PANAMA-One of the world’s greatest engineering feats is now yielding a humongous commercial real estate opportunity. The 167-acre Isla Margarita is considered the last remaining developable waterfront parcel on the Atlantic side of the Panama Canal, according to officials at Colliers Multimodal Services Group, which has been retained as brokers for the property.

Port and terminal operators and similar firms involved in maritime industries are among those expected to pursue the one-time US naval installation, says John Carver of Colliers, executive director for the multimodal services division. “Furthermore,” he adds, “the Isla Margarita has more than 2,000 meters of pristine coastline offering the potential for other forms of development, such as beachfront hotel, restaurants, retail or entertainment.”

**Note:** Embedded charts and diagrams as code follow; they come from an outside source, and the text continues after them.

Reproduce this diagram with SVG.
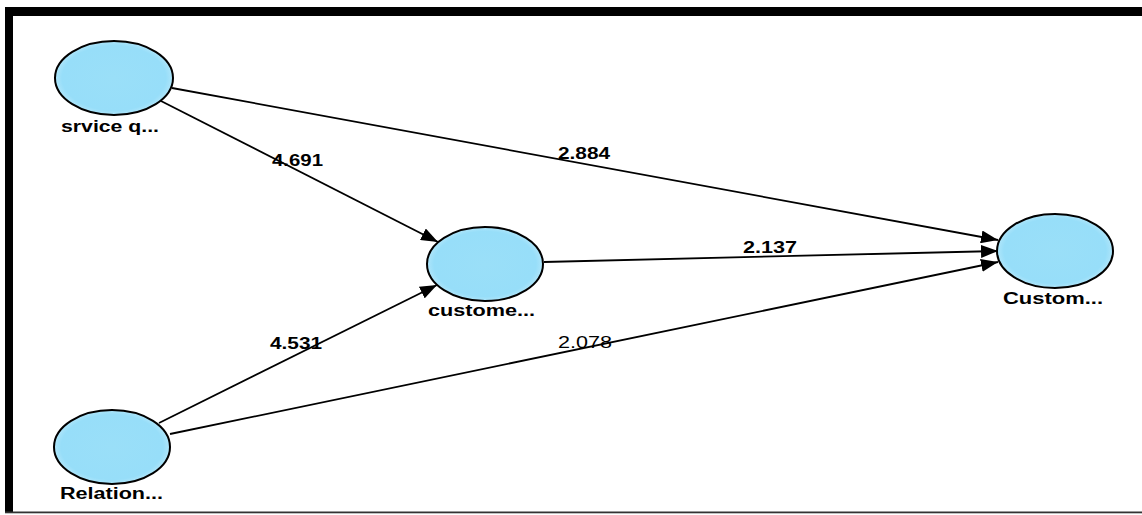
<svg xmlns="http://www.w3.org/2000/svg" width="1142" height="515" viewBox="0 0 1142 515">
  <style>
    .node { fill: url(#bubble); stroke: #000; stroke-width: 2; }
    .lbl { font-family: "Liberation Sans", Arial, sans-serif; font-size: 16px; font-weight: bold; fill: #000; }
    .val { font-family: "Liberation Sans", Arial, sans-serif; font-size: 16px; font-weight: bold; fill: #000; }
    .plain { font-weight: normal; }
    .edge { stroke: #000; stroke-width: 1.8; fill: none; marker-end: url(#arrow); }
  </style>
  <defs>
    <radialGradient id="bubble" cx="50%" cy="50%" r="55%">
      <stop offset="0%" stop-color="#9adff8"/>
      <stop offset="80%" stop-color="#97def9"/>
      <stop offset="100%" stop-color="#c4ecfb"/>
    </radialGradient>
    <marker id="arrow" markerUnits="userSpaceOnUse" markerWidth="19" markerHeight="13" refX="17" refY="6.5" orient="auto">
      <path d="M0,0 L17,6.5 L0,13 Z" fill="#000"/>
    </marker>
  </defs>
  <rect x="0" y="0" width="1142" height="515" fill="#fff"/>
  <!-- frame -->
  <rect x="5" y="7" width="1137" height="9" fill="#000"/>
  <rect x="5" y="7" width="8" height="506" fill="#000"/>
  <rect x="5" y="511.5" width="1137" height="1.8" fill="#333"/>

  <g id="connectors">
    <line class="edge" x1="161" y1="101" x2="438" y2="242"/>
    <line class="edge" x1="172" y1="88" x2="998" y2="240"/>
    <line class="edge" x1="544" y1="262" x2="998" y2="251"/>
    <line class="edge" x1="159" y1="423" x2="437" y2="285"/>
    <line class="edge" x1="170" y1="434" x2="998" y2="262"/>
    <text class="val" x="272" y="166" textLength="51" lengthAdjust="spacingAndGlyphs">4.691</text>
    <text class="val" x="558" y="159" textLength="52" lengthAdjust="spacingAndGlyphs">2.884</text>
    <text class="val" x="743" y="253" textLength="54" lengthAdjust="spacingAndGlyphs">2.137</text>
    <text class="val" x="270" y="349" textLength="52" lengthAdjust="spacingAndGlyphs">4.531</text>
    <text class="val plain" x="558" y="348" textLength="54" lengthAdjust="spacingAndGlyphs">2.078</text>
  </g>

  <g id="node-srvice">
    <ellipse class="node" cx="114" cy="78" rx="59" ry="37"/>
    <text class="lbl" x="61" y="132" textLength="98" lengthAdjust="spacingAndGlyphs">srvice q...</text>
  </g>
  <g id="node-custome">
    <ellipse class="node" cx="485" cy="264" rx="58" ry="37"/>
    <text class="lbl" x="428" y="316" textLength="107" lengthAdjust="spacingAndGlyphs">custome...</text>
  </g>
  <g id="node-Custom">
    <ellipse class="node" cx="1055" cy="251" rx="58" ry="37"/>
    <text class="lbl" x="1003" y="304" textLength="100" lengthAdjust="spacingAndGlyphs">Custom...</text>
  </g>
  <g id="node-Relation">
    <ellipse class="node" cx="112" cy="447" rx="58" ry="37"/>
    <text class="lbl" x="60" y="499" textLength="103" lengthAdjust="spacingAndGlyphs">Relation...</text>
  </g>
</svg>
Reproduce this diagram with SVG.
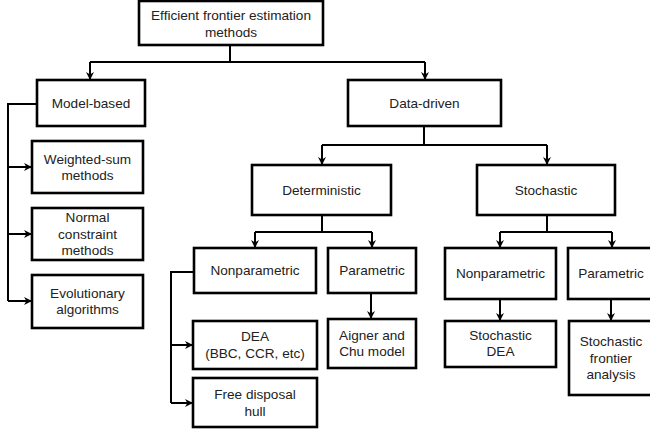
<svg xmlns="http://www.w3.org/2000/svg" width="650" height="433" viewBox="0 0 650 433">
<style>
.box{fill:#fff;stroke:#000;stroke-width:2.6}
.t{font-family:"Liberation Sans",Arial,sans-serif;font-size:13.6px;fill:#222;text-anchor:middle}
.c{fill:none;stroke:#000;stroke-width:2}
</style>
<defs>
<marker id="ah" viewBox="0 0 10 10" refX="10" refY="5" markerWidth="8" markerHeight="8" markerUnits="userSpaceOnUse" orient="auto">
<path d="M0,0 L10,5 L0,10 L3,5 z" fill="#000"/>
</marker>
</defs>
<rect width="650" height="433" fill="#fff"/>
<g id="connectors">
<path class="c" d="M230,45 V62 M90,62 H425"/>
<path class="c" d="M90,62 V80" marker-end="url(#ah)"/>
<path class="c" d="M425,62 V80" marker-end="url(#ah)"/>
<path class="c" d="M37,104 H8 V301"/>
<path class="c" d="M8,167 H32" marker-end="url(#ah)"/>
<path class="c" d="M8,234 H32" marker-end="url(#ah)"/>
<path class="c" d="M8,301 H32" marker-end="url(#ah)"/>
<path class="c" d="M424,126 V145 M322,145 H547"/>
<path class="c" d="M322,145 V165" marker-end="url(#ah)"/>
<path class="c" d="M547,145 V165" marker-end="url(#ah)"/>
<path class="c" d="M322,215 V232 M255,232 H372"/>
<path class="c" d="M255,232 V248" marker-end="url(#ah)"/>
<path class="c" d="M372,232 V248" marker-end="url(#ah)"/>
<path class="c" d="M547,215 V232 M500,232 H612"/>
<path class="c" d="M500,232 V248" marker-end="url(#ah)"/>
<path class="c" d="M612,232 V248" marker-end="url(#ah)"/>
<path class="c" d="M194,272 H171 V403"/>
<path class="c" d="M171,345 H193" marker-end="url(#ah)"/>
<path class="c" d="M171,403 H193" marker-end="url(#ah)"/>
<path class="c" d="M371,293 V319" marker-end="url(#ah)"/>
<path class="c" d="M500,299 V321" marker-end="url(#ah)"/>
<path class="c" d="M611,299 V321" marker-end="url(#ah)"/>
</g>
<g id="root"><rect class="box" x="139" y="1" width="184" height="44"/><text class="t" x="231" y="20">Efficient frontier estimation</text><text class="t" x="231" y="36.5">methods</text></g>
<g id="model-based"><rect class="box" x="37" y="80" width="108" height="46"/><text class="t" x="91" y="108">Model-based</text></g>
<g id="data-driven"><rect class="box" x="348" y="80" width="153" height="46"/><text class="t" x="424.5" y="108">Data-driven</text></g>
<g id="weighted-sum"><rect class="box" x="32" y="141" width="111" height="52"/><text class="t" x="87.5" y="163.5">Weighted-sum</text><text class="t" x="87.5" y="180">methods</text></g>
<g id="normal-constraint"><rect class="box" x="32" y="208" width="111" height="52"/><text class="t" x="87.5" y="222">Normal</text><text class="t" x="87.5" y="238.7">constraint</text><text class="t" x="87.5" y="255.4">methods</text></g>
<g id="evolutionary"><rect class="box" x="32" y="275" width="111" height="53"/><text class="t" x="87.5" y="297.5">Evolutionary</text><text class="t" x="87.5" y="314">algorithms</text></g>
<g id="deterministic"><rect class="box" x="252" y="165" width="139" height="50"/><text class="t" x="321.5" y="194.7">Deterministic</text></g>
<g id="stochastic"><rect class="box" x="477" y="165" width="138" height="50"/><text class="t" x="546" y="194.7">Stochastic</text></g>
<g id="det-nonparametric"><rect class="box" x="194" y="248" width="122" height="45"/><text class="t" x="255" y="275">Nonparametric</text></g>
<g id="det-parametric"><rect class="box" x="328" y="248" width="88" height="45"/><text class="t" x="372" y="275">Parametric</text></g>
<g id="sto-nonparametric"><rect class="box" x="445" y="248" width="111" height="51"/><text class="t" x="500.5" y="278">Nonparametric</text></g>
<g id="sto-parametric"><rect class="box" x="568" y="248" width="90" height="51"/><text class="t" x="611" y="278">Parametric</text></g>
<g id="dea"><rect class="box" x="193" y="321" width="124" height="48"/><text class="t" x="255" y="341.4">DEA</text><text class="t" x="255" y="358">(BBC, CCR, etc)</text></g>
<g id="fdh"><rect class="box" x="193" y="378" width="124" height="49"/><text class="t" x="255" y="398.9">Free disposal</text><text class="t" x="255" y="415.6">hull</text></g>
<g id="aigner-chu"><rect class="box" x="328" y="319" width="88" height="49"/><text class="t" x="372" y="339.5">Aigner and</text><text class="t" x="372" y="356">Chu model</text></g>
<g id="stochastic-dea"><rect class="box" x="445" y="321" width="111" height="46"/><text class="t" x="500.5" y="339.5">Stochastic</text><text class="t" x="500.5" y="356">DEA</text></g>
<g id="sfa"><rect class="box" x="569" y="321" width="90" height="74"/><text class="t" x="611" y="346">Stochastic</text><text class="t" x="611" y="362.7">frontier</text><text class="t" x="611" y="379.4">analysis</text></g>
</svg>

That multi-faceted vision certainly seems light years removed from the godforsaken, mosquito-infested quagmire through which the canal was forged a mere century ago, although Panama Canal Authority chairman Ricaurte Vasquez stresses that the waterway itself serves a far different level of ocean vessel than ever could have been imagined at the outset. “With an increase in ship size and the volume of cargo traffic, the existing canal has nearly reached capacity,” says Vasquez, prompting the authority to approve a $5.3-billion enterprise last year that will create another lane for traffic entering and exiting the canal.

The expansion should further enhance interest in Isla Margarita, Carver maintains, giving marine operations an abutting base from which to service the new growth. International trading companies seeking to operate within the nearby Colon Free Trade Zone are another source of business who might utilize the Isla Margarita, suggests Carver, a notion backed by Mario Hoyte, secretary general of the Colon Free Trade Zone, which is the second largest of its kind in the world.

“We would welcome the opportunity to see the Isla Margarita site developed to help the Colon Free Trade Zone in accommodating the continuing growth of international trade and to provide the needed facilities to capture the new growth expected from the expansion of the canal,” says Hoyte. The canal project is set to begin in 2008 and be completed by 2015.

Among other services, the Colliers International Multimodal Service Group itself offers global analysis of free trade zones, as well as logistical support, tariff appraisement and importer compliance for the ocean, air and grown transportation sectors. Besides Panama, the multimodal team is presently representing all development within the Lingang Logistics and Manufacturing Zone in Shanghai, an assignment touted as the largest ever in Mainland China for a US-based commercial real estate company.